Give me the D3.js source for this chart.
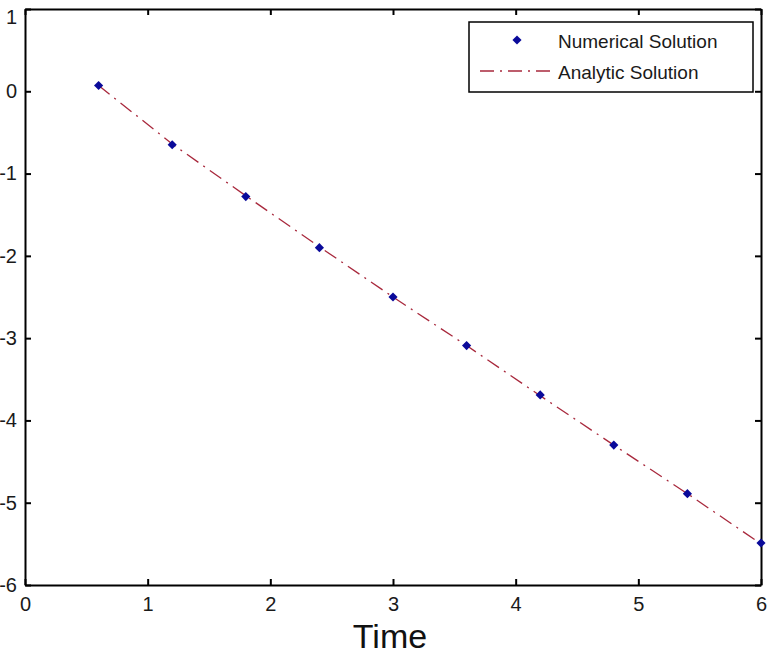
<!DOCTYPE html>
<html><head><meta charset="utf-8">
<script src="https://cdn.jsdelivr.net/npm/d3@7"></script>
<style>body{margin:0;background:#fff}svg{display:block}text{font-family:"Liberation Sans",Arial,sans-serif}</style>
</head><body>
<script>
const times = [0.6, 1.2, 1.8, 2.4, 3.0, 3.6, 4.2, 4.8, 5.4, 6.0];
const numerical = [0.07, -0.65, -1.28, -1.90, -2.50, -3.09, -3.69, -4.30, -4.89, -5.49];
const analytic = [0.07, -0.64, -1.27, -1.89, -2.50, -3.09, -3.70, -4.30, -4.89, -5.50];
const xTicks = [0, 1, 2, 3, 4, 5, 6];
const yTicks = [1, 0, -1, -2, -3, -4, -5, -6];
const legendLabels = ["Numerical Solution", "Analytic Solution"];

const W = 768, H = 654;
const L = 25, R = 761, T = 9, B = 585;
const svg = d3.select("body").append("svg").attr("width", W).attr("height", H);
const x = d3.scaleLinear().domain([0, 6]).range([L, R]);
const y = d3.scaleLinear().domain([-6, 1]).range([B, T]);
const fmt = d => String(d).replace("\u2212", "-");

const tl = 6;
const axB = d3.axisBottom(x).tickValues(xTicks).tickSizeInner(-tl).tickSizeOuter(0).tickPadding(12).tickFormat(fmt);
const axT = d3.axisTop(x).tickValues(xTicks).tickSizeInner(-tl).tickSizeOuter(0).tickFormat("");
const axL = d3.axisLeft(y).tickValues(yTicks).tickSizeInner(-tl).tickSizeOuter(0).tickPadding(8).tickFormat(fmt);
const axR = d3.axisRight(y).tickValues(yTicks).tickSizeInner(-tl).tickSizeOuter(0).tickFormat("");

function style(g){
  g.selectAll("path").attr("stroke","#000").attr("stroke-width",2);
  g.selectAll("line").attr("stroke","#000").attr("stroke-width",2);
  g.selectAll("text").attr("font-size",20).attr("fill","#1a1a1a").attr("font-family",'"Liberation Sans",Arial,sans-serif');
}
svg.append("g").attr("transform",`translate(0,${B})`).call(axB).call(style);
svg.append("g").attr("transform",`translate(0,${T})`).call(axT).call(style);
const gL = svg.append("g").attr("transform",`translate(${L},0)`).call(axL).call(style);
gL.selectAll(".tick text").filter(d => d === 1).attr("dy","0.7em");
svg.append("g").attr("transform",`translate(${R},0)`).call(axR).call(style);

const lineColor = "#a8283c";
const line = d3.line().x((d,i)=>x(times[i])).y(d=>y(d));
svg.append("path").datum(analytic).attr("d", line).attr("fill","none")
  .attr("stroke", lineColor).attr("stroke-width",1.3).attr("stroke-dasharray","14,6,2,6");

const diamond = d3.symbol().type(d3.symbolSquare).size(42);
svg.selectAll(".pt").data(numerical).enter().append("path")
  .attr("transform",(d,i)=>`translate(${x(times[i])},${y(d)}) rotate(45)`)
  .attr("d", diamond).attr("fill","#0a0a9a");

// legend
const lg = svg.append("g");
lg.append("rect").attr("x",469).attr("y",22).attr("width",284).attr("height",70)
  .attr("fill","#fff").attr("stroke","#000").attr("stroke-width",1.5);
lg.append("path").attr("transform","translate(517,40) rotate(45)").attr("d",diamond).attr("fill","#0a0a9a");
lg.append("line").attr("x1",480).attr("x2",552).attr("y1",71).attr("y2",71)
  .attr("stroke",lineColor).attr("stroke-width",1.3).attr("stroke-dasharray","14,6,2,6");
lg.selectAll("text").data(legendLabels).enter().append("text")
  .attr("x",558).attr("y",(d,i)=>48+i*31).attr("font-size",19).attr("fill","#1a1a1a").text(d=>d);

svg.append("text").attr("x",390).attr("y",648).attr("text-anchor","middle")
  .attr("font-size",34).attr("fill","#111").text("Time");
</script>
</body></html>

● ● ●

**Set problem**
Output the data exactly. Pictures don't belong in the result.

**Expected answer**
Give me the D3.js source for this chart.
<!DOCTYPE html>
<html><head><meta charset="utf-8">
<script src="https://cdn.jsdelivr.net/npm/d3@7"></script>
<style>body{margin:0;background:#fff}svg{display:block}text{font-family:"Liberation Sans",Arial,sans-serif}</style>
</head><body>
<script>
const times = [0.6, 1.2, 1.8, 2.4, 3.0, 3.6, 4.2, 4.8, 5.4, 6.0];
const numerical = [0.07, -0.65, -1.28, -1.90, -2.50, -3.09, -3.69, -4.30, -4.89, -5.49];
const analytic = [0.07, -0.64, -1.27, -1.89, -2.50, -3.09, -3.70, -4.30, -4.89, -5.50];
const xTicks = [0, 1, 2, 3, 4, 5, 6];
const yTicks = [1, 0, -1, -2, -3, -4, -5, -6];
const legendLabels = ["Numerical Solution", "Analytic Solution"];

const W = 768, H = 654;
const L = 25, R = 761, T = 9, B = 585;
const svg = d3.select("body").append("svg").attr("width", W).attr("height", H);
const x = d3.scaleLinear().domain([0, 6]).range([L, R]);
const y = d3.scaleLinear().domain([-6, 1]).range([B, T]);
const fmt = d => String(d).replace("\u2212", "-");

const tl = 6;
const axB = d3.axisBottom(x).tickValues(xTicks).tickSizeInner(-tl).tickSizeOuter(0).tickPadding(12).tickFormat(fmt);
const axT = d3.axisTop(x).tickValues(xTicks).tickSizeInner(-tl).tickSizeOuter(0).tickFormat("");
const axL = d3.axisLeft(y).tickValues(yTicks).tickSizeInner(-tl).tickSizeOuter(0).tickPadding(8).tickFormat(fmt);
const axR = d3.axisRight(y).tickValues(yTicks).tickSizeInner(-tl).tickSizeOuter(0).tickFormat("");

function style(g){
  g.selectAll("path").attr("stroke","#000").attr("stroke-width",2);
  g.selectAll("line").attr("stroke","#000").attr("stroke-width",2);
  g.selectAll("text").attr("font-size",20).attr("fill","#1a1a1a").attr("font-family",'"Liberation Sans",Arial,sans-serif');
}
svg.append("g").attr("transform",`translate(0,${B})`).call(axB).call(style);
svg.append("g").attr("transform",`translate(0,${T})`).call(axT).call(style);
const gL = svg.append("g").attr("transform",`translate(${L},0)`).call(axL).call(style);
gL.selectAll(".tick text").filter(d => d === 1).attr("dy","0.7em");
svg.append("g").attr("transform",`translate(${R},0)`).call(axR).call(style);

const lineColor = "#a8283c";
const line = d3.line().x((d,i)=>x(times[i])).y(d=>y(d));
svg.append("path").datum(analytic).attr("d", line).attr("fill","none")
  .attr("stroke", lineColor).attr("stroke-width",1.3).attr("stroke-dasharray","14,6,2,6");

const diamond = d3.symbol().type(d3.symbolSquare).size(42);
svg.selectAll(".pt").data(numerical).enter().append("path")
  .attr("transform",(d,i)=>`translate(${x(times[i])},${y(d)}) rotate(45)`)
  .attr("d", diamond).attr("fill","#0a0a9a");

// legend
const lg = svg.append("g");
lg.append("rect").attr("x",469).attr("y",22).attr("width",284).attr("height",70)
  .attr("fill","#fff").attr("stroke","#000").attr("stroke-width",1.5);
lg.append("path").attr("transform","translate(517,40) rotate(45)").attr("d",diamond).attr("fill","#0a0a9a");
lg.append("line").attr("x1",480).attr("x2",552).attr("y1",71).attr("y2",71)
  .attr("stroke",lineColor).attr("stroke-width",1.3).attr("stroke-dasharray","14,6,2,6");
lg.selectAll("text").data(legendLabels).enter().append("text")
  .attr("x",558).attr("y",(d,i)=>48+i*31).attr("font-size",19).attr("fill","#1a1a1a").text(d=>d);

svg.append("text").attr("x",390).attr("y",648).attr("text-anchor","middle")
  .attr("font-size",34).attr("fill","#111").text("Time");
</script>
</body></html>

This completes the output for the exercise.